Most importantly, why is the article being written? Is it on a website that sells products that are associated with the extraordinary claims that it is making? These signs can be a red flag that the information may have been manipulated or skewed in order to facilitate a sale. Definitive language is a big part of this: if the article is specifically claiming a product has medicinal value when the FDA has not approved it for that, that is an indication that the website may be a scam.

Beyond the author, take a close look into the websites service and product reviews. Does that company have any reviews at all? Read through these carefully and evaluate the validity of what people are saying to determine if you truly trust in this company before buying. Making sure the company you are following really understands the regulations and provides adequate information on if whether their products have any side effects you should be aware of or will they get you high?.

Don’t get Emotional


When we or people that we know are suffering, it can take a huge mental toll. Oftentimes, the people who perpetuate disinformation will use that to their advantage, so it is imperative to take this into consideration and most importantly, don’t get emotional when discerning whether the data is legitimate or not.

Emotional responses are incredibly powerful, which can make people vulnerable to manipulation. Oftentimes people reject or accept informational sources based on subjective experiences, rather than objective facts.

Find a Second Source


When you see a particular claim or headline that catches your eye, do you check to see if other information outlets are verifying it as well? Always find a second source for any medical or health claims that you may read about. If a researcher releases the results of a study that indicates a significant scientific or medical breakthrough, multiple news outlets will often report on it at the same time, which can lend to the legitimacy of the information.

Conversely, if only one website is making an incredible or outlandish claim, it is a good indication that the information has not been verified by any other credible sources and is likely to be false. Have you verified the legality at a federal or statewide level as well?

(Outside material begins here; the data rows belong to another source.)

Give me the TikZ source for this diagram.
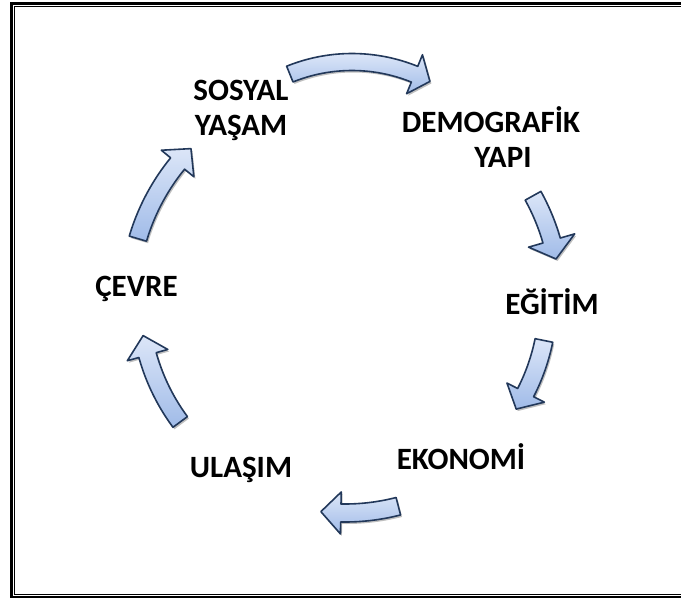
\documentclass[tikz,border=0pt]{standalone}
\usepackage{fontspec}
\setmainfont{Carlito}
\usetikzlibrary{shadows}
\definecolor{arrowline}{HTML}{22385A}
\definecolor{arrowtop}{HTML}{DCE6F8}
\definecolor{arrowbot}{HTML}{A0BBE8}
\tikzset{
  lbl/.style={font=\bfseries\fontsize{31}{35}\selectfont, align=center, inner sep=0pt},
  arrowshape/.style={draw=arrowline, line width=1.6pt, line join=round,
    top color=arrowtop, bottom color=arrowbot,
    drop shadow={shadow xshift=1.5pt, shadow yshift=-2pt, opacity=0.25, fill=black}},
}
% #1 cx, #2 cy, #3 r, #4 tail angle, #5 tip angle, #6 half body, #7 half head, #8 head length
\newcommand{\cyclearrow}[8]{%
  \pgfmathsetmacro\hb{#5-#8/#3*180/pi}%
  \path[arrowshape] plot[domain=#4:\hb,samples=40] ({#1+(#3+#6)*cos(\x)},{#2+(#3+#6)*sin(\x)})
   -- ({#1+(#3+#7)*cos(\hb)},{#2+(#3+#7)*sin(\hb)})
   -- ({#1+#3*cos(#5)},{#2+#3*sin(#5)})
   -- ({#1+(#3-#7)*cos(\hb)},{#2+(#3-#7)*sin(\hb)})
   -- plot[domain=\hb:#4,samples=40] ({#1+(#3-#6)*cos(\x)},{#2+(#3-#6)*sin(\x)})
   -- cycle;}
\begin{document}
\begin{tikzpicture}[x=1pt,y=-1pt]
\useasboundingbox (0,0) rectangle (681,603);
\fill[white] (0,0) rectangle (681,603);
% frame
\draw[line width=2.6pt] (11.5,3.4) rectangle (690,597);
\draw[line width=1.1pt] (14.6,6.5) rectangle (687,594.3);
% arrows
\cyclearrow{352}{228}{166}{-112}{-62}{8.5}{21}{17}
\cyclearrow{345}{300}{215}{-29}{-11}{9}{24}{19}
\cyclearrow{345}{300}{203}{11.5}{32.5}{9}{21}{19}
\cyclearrow{345}{300}{213}{75.5}{96.5}{9}{21}{20}
\cyclearrow{345}{300}{205}{143.5}{170}{9}{21}{20}
\cyclearrow{345}{300}{216}{196.5}{224.5}{9}{21}{20}
% labels
\node[lbl] (sosyal) at (241,110) {SOSYAL\\YAŞAM};
\node[lbl] (demo) at (491,137) {DEMOGRAFİK\\\hspace*{24pt}YAPI};
\node[lbl,anchor=base] (egitim) at (552,314) {EĞİTİM};
\node[lbl,anchor=base] (cevre) at (136.5,296) {ÇEVRE};
\node[lbl,anchor=base] (ekonomi) at (461,469) {EKONOMİ};
\node[lbl,anchor=base] (ulasim) at (241,477) {ULAŞIM};
\end{tikzpicture}
\end{document}
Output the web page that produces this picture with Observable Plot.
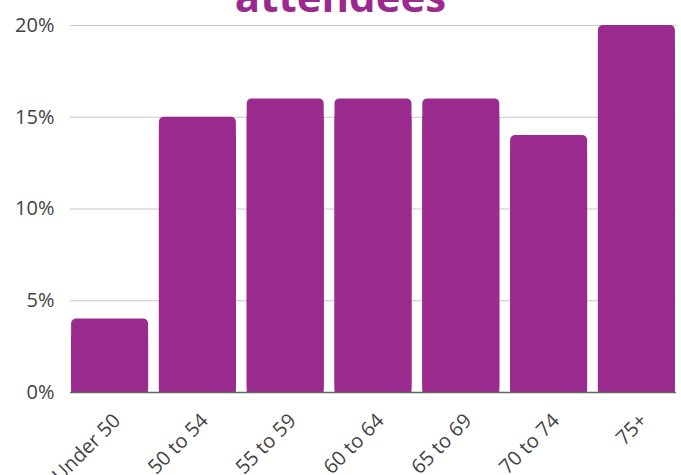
<!DOCTYPE html>
<html>
<head>
<meta charset="utf-8">
<script src="https://cdn.jsdelivr.net/npm/d3@7"></script>
<script src="https://cdn.jsdelivr.net/npm/@observablehq/plot@0.6"></script>
<style>
  html, body { margin: 0; padding: 0; background: #fff; overflow: hidden; }
  #wrap { position: relative; width: 681px; height: 475px; }
  #title { position: absolute; left: 0; width: 681px; top: -25px; text-align: center;
    font-family: "Open Sans", sans-serif; font-weight: 700; font-size: 42px; line-height: 1;
    color: #9b2a8e; white-space: nowrap; }
  #chart { position: absolute; left: 0; top: 0; }
</style>
</head>
<body>
<div id="wrap">
  <div id="chart"></div>
  <div id="title">attendees</div>
</div>
<script>
const categories = ["Under 50", "50 to 54", "55 to 59", "60 to 64", "65 to 69", "70 to 74", "75+"];
const values = [4, 15, 16, 16, 16, 14, 20];
const yTicks = [0, 5, 10, 15, 20];
const barColor = "#9b2a8e";

const data = categories.map((c, i) => ({ age: c, pct: values[i] }));

const chart = Plot.plot({
  width: 681,
  height: 475,
  marginLeft: 70,
  marginRight: 5,
  marginTop: 25,
  marginBottom: 83,
  style: { fontFamily: "Open Sans, sans-serif", fontSize: "20px", color: "#444", background: "#fff", overflow: "visible" },
  x: { domain: categories, paddingInner: 0.123, paddingOuter: 0.0125, round: false, label: null, axis: null },
  y: { domain: [0, 20], label: null },
  marks: [
    Plot.ruleY(yTicks, { stroke: "#c8c8c8", strokeWidth: 1 }),
    Plot.barY(data, { x: "age", y: "pct", fill: barColor, rx: 5 }),
    Plot.barY(data, { x: "age", y1: 0, y2: d => d.pct - 1, fill: barColor }),
    Plot.ruleY([0], { stroke: "#666", strokeWidth: 1.5 }),
    Plot.axisY({ ticks: yTicks, tickFormat: d => d + "%", tickSize: 0, tickPadding: 16, fontSize: 20 }),
    Plot.text(categories, { x: d => d, y: () => 0, text: d => d, rotate: -45, textAnchor: "end",
      fontSize: 20, fill: "#444", dx: 7, dy: 25 })
  ]
});
document.getElementById("chart").appendChild(chart);
</script>
</body>
</html>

Books for sources of information

Beware Confirmation Bias


We all come with our own preconceived notions; it is inevitable. That is why we must all beware of confirmation bias, because scammers are able to use a subjective opinion to dismiss a valid, objective fact. They know that when a lie is repeated often enough, people will believe it.
This is particularly relevant in terms of AI algorithms that are used to determine what content is suggested to you on your social media. If it perceives you as feeling a certain way about a particular thing, it will start sending you more content that reinforces what it thinks you want to see. Many times, this can place people in an echo-chamber of ideas which are constantly reinforced, and this can directly contribute to the development of a confirmation bias.

Spread the Word

If you feel compelled to share about a particular wellness trend or product that has caught your interest, please take all precautions to ensure that you are not helping those who perpetuate disinformation by unintentionally spreading misinformation. Once you become more away of how to verify legitimate sources of information, you will be less susceptible to scammers and can help your loved ones become more aware of what to look out for as well.